→ WHAT IS EXPECTED
Leave out the pictures and repeat exactly the lines between the one containing "Generate a Python" and the one containing "from statistics import NormalDist", inclusive.

→ RECORD SET
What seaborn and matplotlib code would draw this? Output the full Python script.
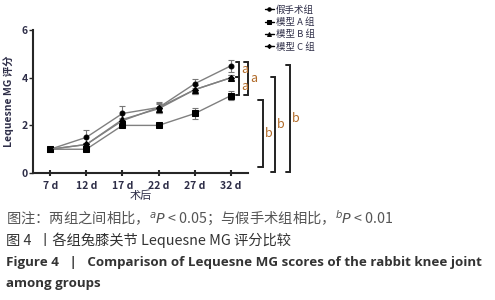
import matplotlib
matplotlib.use("Agg")
import matplotlib.pyplot as plt
import seaborn as sns
import numpy as np
import pandas as pd

days = ["7 d", "12 d", "17 d", "22 d", "27 d", "32 d"]
groups = ["假手术组", "模型 A 组", "模型 B 组", "模型 C 组"]
sham = [1.0, 1.5, 2.5, 2.75, 3.75, 4.5]
model_a = [1.0, 1.0, 2.0, 2.0, 2.5, 3.25]
model_b = [1.0, 1.2, 2.25, 2.7, 3.5, 4.0]
model_c = [1.0, 1.2, 2.2, 2.75, 3.5, 4.0]
sham_err = [0.0, 0.3, 0.3, 0.25, 0.2, 0.25]
model_a_err = [0.0, 0.05, 0.05, 0.05, 0.25, 0.2]
model_b_err = [0.0, 0.05, 0.05, 0.2, 0.2, 0.1]
model_c_err = [0.0, 0.05, 0.05, 0.2, 0.2, 0.1]

sns.set_style("ticks")
plt.rcParams["font.family"] = ["Noto Sans CJK SC", "DejaVu Sans"]
plt.rcParams["mathtext.fontset"] = "dejavusans"

fig = plt.figure(figsize=(4.95, 3.0), dpi=100)
ax = fig.add_axes([0.067, 0.423, 0.434, 0.477])

series = [sham, model_a, model_b, model_c]
errs = [sham_err, model_a_err, model_b_err, model_c_err]
markers = ["o", "s", "^", "D"]
msizes = [3.5, 5, 4, 3]
pos = np.arange(len(days))

for name, vals, err, mk, ms in zip(groups, series, errs, markers, msizes):
    df = pd.DataFrame({"day": pos, "score": vals})
    ax.errorbar(pos, vals, yerr=err, fmt="none", ecolor="#777777",
                elinewidth=0.8, capsize=2, capthick=0.8, zorder=2)
    sns.lineplot(data=df, x="day", y="score", ax=ax, color="#808080",
                 linewidth=1, marker=mk, markersize=ms,
                 markerfacecolor="black", markeredgecolor="black",
                 label=name, zorder=3)

ax.set_xlim(-0.47, 5.47)
ax.set_ylim(0, 6)
ax.set_xticks(pos)
ax.set_xticklabels(days)
ax.set_yticks([0, 2, 4, 6])
txt_col = "#2e2e48"
ax.tick_params(axis="x", direction="inout", length=5, width=1.5,
               labelsize=7.5, labelcolor=txt_col, pad=3)
ax.tick_params(axis="y", direction="out", length=3, width=1,
               labelsize=7.5, labelcolor=txt_col, pad=1)
for lab in ax.get_xticklabels() + ax.get_yticklabels():
    lab.set_fontweight("bold")
sns.despine(ax=ax)
ax.spines["left"].set_linewidth(1.5)
ax.spines["bottom"].set_linewidth(1.5)
ax.set_xlabel("术后", fontsize=8, color=txt_col, labelpad=0)
ax.set_ylabel("Lequesne MG 评分", fontsize=7.5, color=txt_col, labelpad=5,
              fontweight="bold")

leg = ax.legend(loc="upper left", bbox_to_anchor=(1.06, 1.20), frameon=False,
                fontsize=6.8, handlelength=1.0, handletextpad=0.2,
                labelspacing=0.3, borderaxespad=0, markerscale=0.7)
for t in leg.get_texts():
    t.set_color(txt_col)
for h in leg.get_lines():
    h.set_color("black")

# significance brackets
lt_col = "#b06a28"
def bracket(x, y0, y1, letter, w=0.12):
    ax.plot([x - w, x, x, x - w], [y0, y0, y1, y1], color="#222222",
            linewidth=1.4, clip_on=False, solid_joinstyle="miter")
    ax.text(x + 0.06, (y0 + y1) / 2, letter, fontsize=9, color=lt_col,
            va="center", ha="left", clip_on=False)

bracket(5.21, 4.66, 4.03, "a", w=0.08)
bracket(5.21, 4.03, 3.27, "a", w=0.08)
bracket(5.47, 4.66, 3.27, "a")
bracket(5.88, 3.06, 0.25, "b")
bracket(6.22, 4.03, 0.04, "b")
bracket(6.63, 4.53, 0.04, "b")

fig.text(0.012, 0.272,
         "图注：两组之间相比，$^{a}$$\\it{P}$ < 0.05；与假手术组相比，$^{b}$$\\it{P}$ < 0.01",
         fontsize=10.3, color="#555555", va="center")
fig.text(0.012, 0.198, "图 4  丨各组兔膝关节 Lequesne MG 评分比较",
         fontsize=10.3, color="#333333", va="center")
fig.text(0.012, 0.125,
         "Figure 4   |   Comparison of Lequesne MG scores of the rabbit knee joint",
         fontsize=9.6, color="#333333", va="center", fontweight="bold",
         family=["Open Sans", "DejaVu Sans"])
fig.text(0.012, 0.055, "among groups", fontsize=9.6, color="#333333",
         va="center", fontweight="bold", family=["Open Sans", "DejaVu Sans"])

fig.savefig("out.png", dpi=100)
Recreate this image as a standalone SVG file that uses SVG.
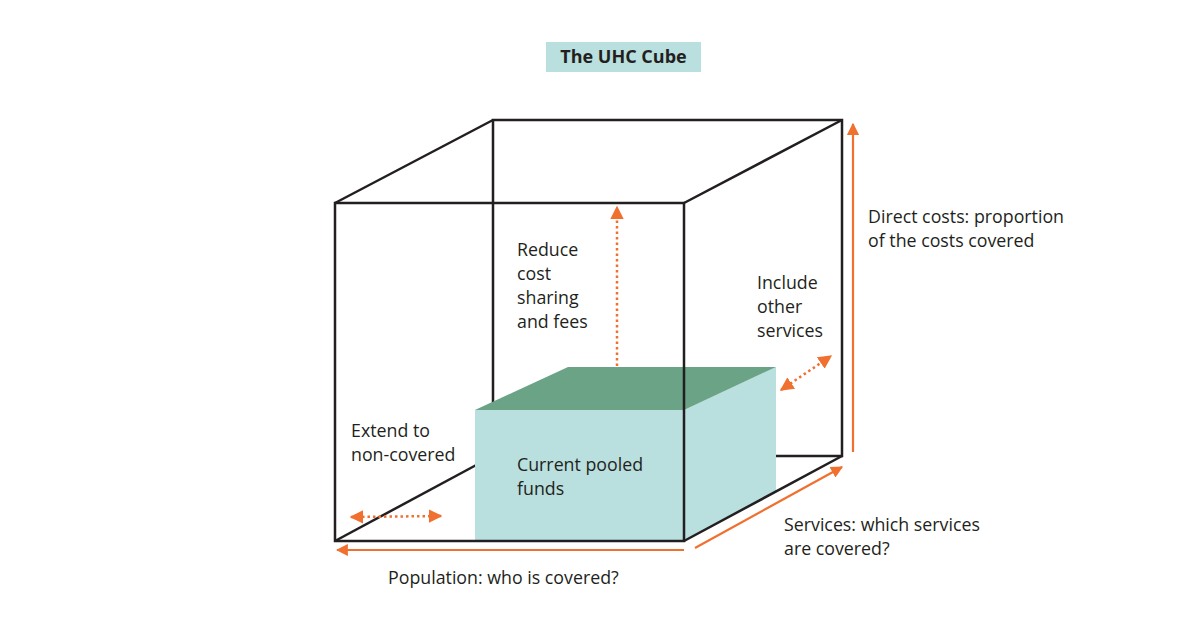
<svg xmlns="http://www.w3.org/2000/svg" width="1200" height="639" viewBox="0 0 1200 639">
<style>
.edge{fill:none;stroke:#231f20;stroke-width:2.5;stroke-linejoin:miter}
.axis{fill:none;stroke:#f07030;stroke-width:2.2}
.dot{fill:none;stroke:#f07030;stroke-width:2.5;stroke-dasharray:2.5 3}
.lbl{font-family:"Open Sans","Liberation Sans",sans-serif;font-size:17.8px;fill:#231f20}
.title{font-family:"Open Sans","Liberation Sans",sans-serif;font-size:18px;font-weight:bold;fill:#231f20}
</style>
<defs>
<marker id="ah" viewBox="0 0 10 10" refX="9" refY="5" markerWidth="5.5" markerHeight="5.5" orient="auto-start-reverse" markerUnits="strokeWidth">
<path d="M0,0 L10,5 L0,10 z" fill="#f07030"/>
</marker>
</defs>
<rect width="1200" height="639" fill="#ffffff"/>
<g id="title">
<rect x="546" y="42" width="155" height="30" fill="#b9dfde"/>
<text class="title" x="623.5" y="63" text-anchor="middle">The UHC Cube</text>
</g>
<g id="cube-back">
<path class="edge" d="M493,410 L493,120 L842,120 L842,456 L776,456"/>
<path class="edge" d="M335,541 L493,456"/>
</g>
<g id="pooled-funds">
<polygon points="475,410 684,410 684,541 475,541" fill="#b9dfde"/>
<polygon points="684,410 776,367 776,491.5 684,541" fill="#b9dfde"/>
<polygon points="475,410 568,367 776,367 684,410" fill="#6ba386"/>
<text class="lbl" x="517" y="471">Current pooled</text>
<text class="lbl" x="517" y="495">funds</text>
</g>
<g id="cube-front">
<rect class="edge" x="335" y="203" width="349" height="338"/>
<path class="edge" d="M335,203 L493,120 M684,203 L842,120 M684,541 L842,456"/>
</g>
<g id="connectors">
<line class="axis" x1="684" y1="550" x2="337" y2="550" marker-end="url(#ah)"/>
<line class="axis" x1="695" y1="548" x2="842" y2="467" marker-end="url(#ah)"/>
<line class="axis" x1="853" y1="452" x2="853" y2="124" marker-end="url(#ah)"/>
<line class="dot" x1="617" y1="366" x2="617" y2="207" marker-end="url(#ah)"/>
<line class="dot" x1="781" y1="390" x2="831" y2="356" marker-start="url(#ah)" marker-end="url(#ah)"/>
<line class="dot" x1="351" y1="517" x2="441" y2="516" marker-start="url(#ah)" marker-end="url(#ah)"/>
</g>
<g id="labels">
<text class="lbl" x="517" y="256">Reduce</text>
<text class="lbl" x="517" y="280">cost</text>
<text class="lbl" x="517" y="304">sharing</text>
<text class="lbl" x="517" y="328">and fees</text>
<text class="lbl" x="757" y="289">Include</text>
<text class="lbl" x="757" y="313">other</text>
<text class="lbl" x="757" y="337">services</text>
<text class="lbl" x="868" y="223">Direct costs: proportion</text>
<text class="lbl" x="868" y="247">of the costs covered</text>
<text class="lbl" x="351" y="437">Extend to</text>
<text class="lbl" x="351" y="461">non-covered</text>
<text class="lbl" x="784" y="531">Services: which services</text>
<text class="lbl" x="784" y="555">are covered?</text>
<text class="lbl" x="388" y="584">Population: who is covered?</text>
</g>
</svg>
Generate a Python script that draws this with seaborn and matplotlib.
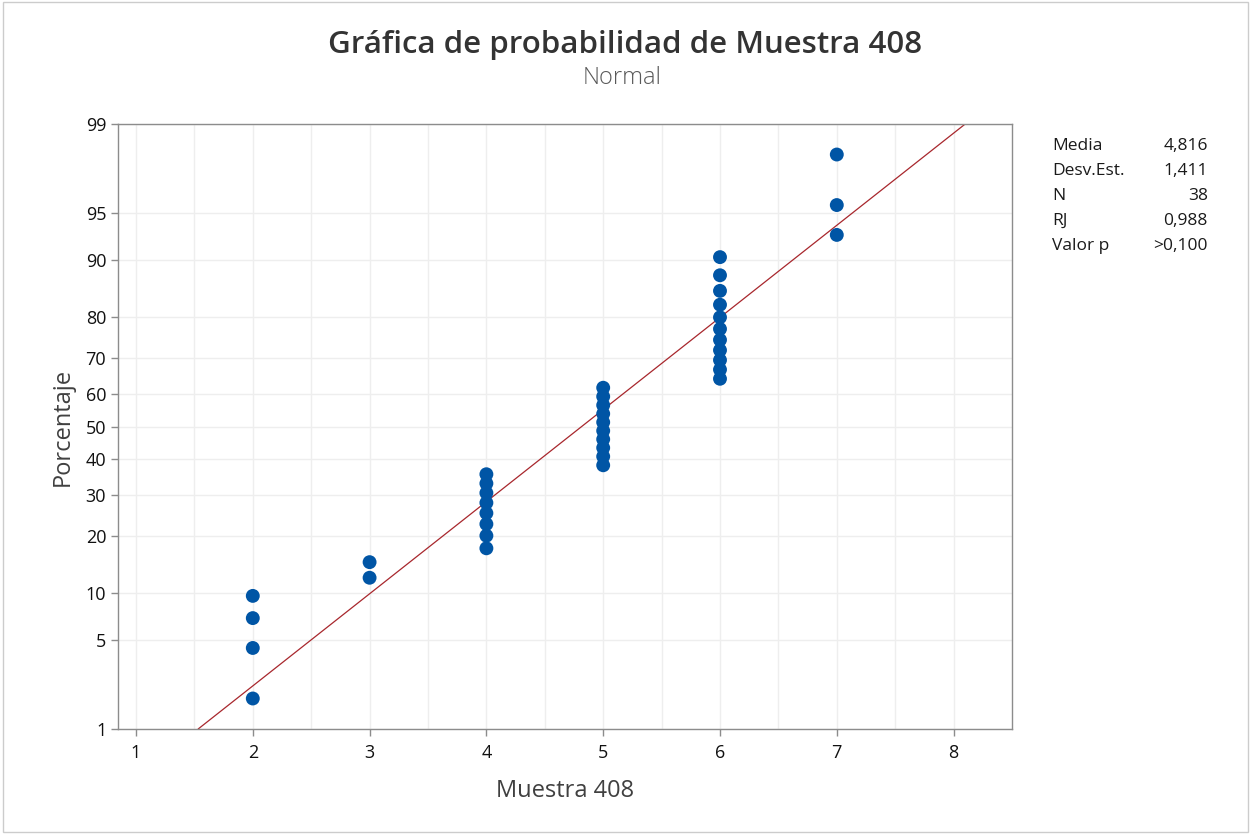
import numpy as np
import pandas as pd
import matplotlib
matplotlib.use("Agg")
import matplotlib.pyplot as plt
import seaborn as sns
from statistics import NormalDist

# datos: valores de la muestra y cuantos hay de cada uno
valores = [2, 3, 4, 5, 6, 7]
conteos = [4, 2, 8, 10, 11, 3]
ticks_y = [1, 5, 10, 20, 30, 40, 50, 60, 70, 80, 90, 95, 99]
ticks_x = [1, 2, 3, 4, 5, 6, 7, 8]

muestra = np.repeat(valores, conteos).astype(float)
n = len(muestra)
media = muestra.mean()
desv = muestra.std(ddof=1)
# rangos medianos de Benard
pct = (np.arange(1, n + 1) - 0.3) / (n + 0.4) * 100
df = pd.DataFrame({"Muestra 408": np.sort(muestra), "Porcentaje": pct})

nd = NormalDist()
fwd = np.vectorize(lambda p: nd.inv_cdf(min(max(p / 100, 1e-9), 1 - 1e-9)), otypes=[float])
inv = np.vectorize(lambda z: nd.cdf(z) * 100, otypes=[float])

sns.set_theme(style="white")
plt.rcParams["font.family"] = ["Open Sans", "DejaVu Sans"]

fig = plt.figure(figsize=(12.5, 8.34), dpi=100)
ax = fig.add_axes([0.0944, 0.1259, 0.7152, 0.7254])
ax.set_yscale("function", functions=(fwd, inv))

# linea ajustada
p_lin = np.array([1, 99])
x_lin = media + desv * np.array([nd.inv_cdf(p / 100) for p in p_lin])
ax.plot(x_lin, p_lin, color="#A8272D", lw=0.9, zorder=2)

sns.scatterplot(data=df, x="Muestra 408", y="Porcentaje", ax=ax, s=100,
                color="#0055A5", edgecolor="none", zorder=3)

ax.set_xlim(0.846, 8.5)
ax.set_ylim(1, 99)
ax.set_yticks(ticks_y)
ax.set_yticklabels([str(t) for t in ticks_y], fontweight="medium")
ax.set_xticks(ticks_x)
ax.set_xticklabels([str(t) for t in ticks_x], fontweight="medium")
ax.set_xticks(np.arange(1.5, 8.5, 1), minor=True)
ax.grid(True, which="both", axis="x", color="#EEEEEE", lw=1)
ax.grid(True, which="major", axis="y", color="#EEEEEE", lw=1)
ax.set_axisbelow(True)
for s in ax.spines.values():
    s.set_color("#8C8C8C")
    s.set_linewidth(1)
ax.tick_params(axis="both", which="major", length=5, width=1, color="#8C8C8C",
               labelsize=13, labelcolor="#111111", left=True, bottom=True)
ax.tick_params(axis="x", which="major", pad=6)
ax.tick_params(axis="x", which="minor", length=0)
ax.set_xlabel("Muestra 408", fontsize=17, color="#404040", labelpad=12, fontweight="medium")
ax.set_ylabel("Porcentaje", fontsize=17, color="#404040", labelpad=8, fontweight="medium")

fig.text(0.5, 0.946, "Gráfica de probabilidad de Muestra 408", ha="center", va="center",
         fontsize=22.5, color="#333333", fontweight="semibold")
fig.text(0.4975, 0.907, "Normal", ha="center", va="center", fontsize=17,
         color="#595959", fontweight="light")

etiquetas = ["Media", "Desv.Est.", "N", "RJ", "Valor p"]
textos = [f"{media:.3f}".replace(".", ","), f"{desv:.3f}".replace(".", ","), str(n), "0,988", ">0,100"]
for i, (e, t) in enumerate(zip(etiquetas, textos)):
    y = 1 - (146 + i * 25) / 834
    fig.text(1052 / 1250, y, e, ha="left", va="center", fontsize=12.5, color="#1A1A1A",
             fontweight="medium")
    fig.text(1208 / 1250, y, t, ha="right", va="center", fontsize=12.5, color="#1A1A1A",
             fontweight="medium")

fig.patches.append(plt.Rectangle((0.002, 0.002), 0.996, 0.996, transform=fig.transFigure,
                                 fill=False, edgecolor="#CCCCCC", lw=1))
fig.savefig("out.png", dpi=100)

→ ANSWER TO THIS PROBLEM
Generate a Python script that draws this with seaborn and matplotlib.
import numpy as np
import pandas as pd
import matplotlib
matplotlib.use("Agg")
import matplotlib.pyplot as plt
import seaborn as sns
from statistics import NormalDist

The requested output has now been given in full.